Over the past 50 years, more than 11,000 disasters have been attributed to weather, climate and water-related hazards, involving 2 million deaths and US$ 3.6 trillion in economic losses. While the average number of deaths recorded for each disaster has fallen by a third during this period, the number of recorded disasters has increased five times and the economic losses have increased by a factor of seven, according to WMO’s State of Climate Services 2020 report.

According to The World Meteorological Organization, extreme weather and climate events have increased in frequency, intensity and severity as result of climate change and hit vulnerable communities disproportionately hard. Yet one in three people are still not adequately covered by early warning systems.

In 2018, globally, around 108 million people required help from the international humanitarian system as a result of storms, floods, droughts and wildfires. By 2030, it is estimated that this number could increase by almost 50% at a cost of around US$ 20 billion a year, says the WMO report.

Although the global death toll has fallen, the poor remain disproportionately exposed The World Meteorological Organization notes.

"AI has the potential to help all countries to achieve major advances in disaster management that will leave no one behind," according to Jürg Luterbacher, Chief Scientist and Director of Science and Innovation at WMO.
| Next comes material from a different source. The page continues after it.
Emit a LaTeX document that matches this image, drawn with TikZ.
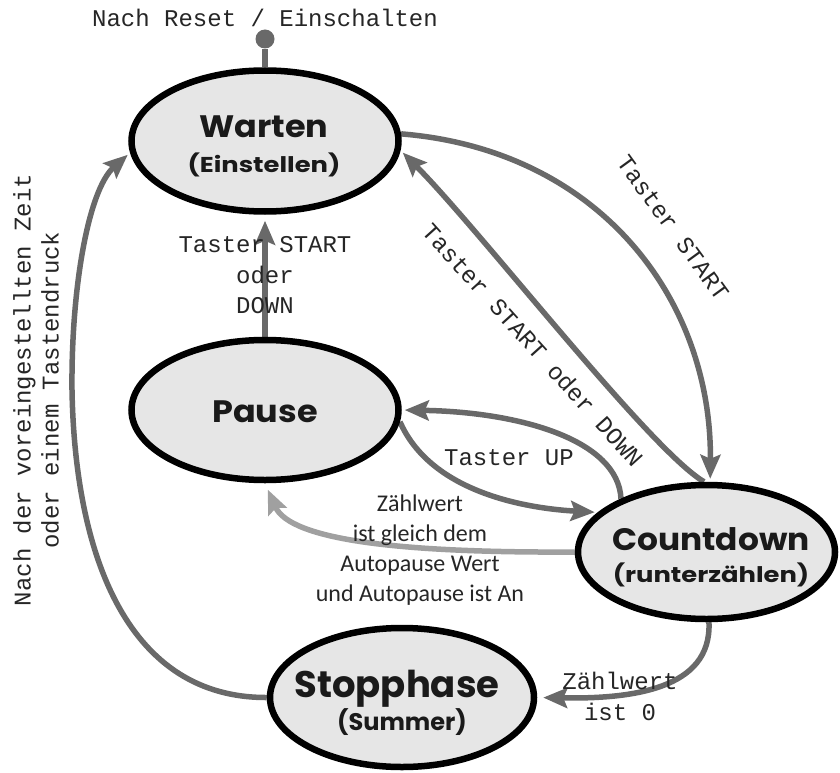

"The WMO Disaster Risk Reduction Programme assists countries in protecting lives, livelihoods and property from natural hazards, and it is strengthening meteorological support to humanitarian operations for disaster preparedness through the development of a WMO Coordination Mechanism and Global Multi-Hazard Alert System. Complementary to the Focus Group, we aim to advance knowledge transfer, communication and education – all with a focus on regions where resources are limited."

The Focus Group's work will pay particular attention to the needs of vulnerable and resource-constrained regions. It will make special effort to support the participation of the countries shown to be most acutely impacted by natural disasters, notably Small Island Developing States and Least Developed Countries.

AI is becoming increasingly important to WMO’s work. Supercomputers crunch petabytes of data to forecast weather around the world. The WMO also coordinates a global programme of surface-based and satellite observations. Their models merge data from more than 30 satellite sensors, weather stations and ocean-observing platforms all over the planet, explains Anthony Rea, Director of the Infrastructure Department at WMO.

The WMO Information System (WIS) acts as a one-stop shop for all activities related to data management. AI can help interpret resulting data and help with decision support for forecasters who receive an overwhelming amount of data. AI can help recognize where there might be a severe event or a risk of it happening.

“AI is not, however, a magic bullet which will replace the models built on physical understanding and decades of research into interactions between the atmosphere and oceans. And in order for AI to thrive, data needs to be open, available and interoperable,” says Rea.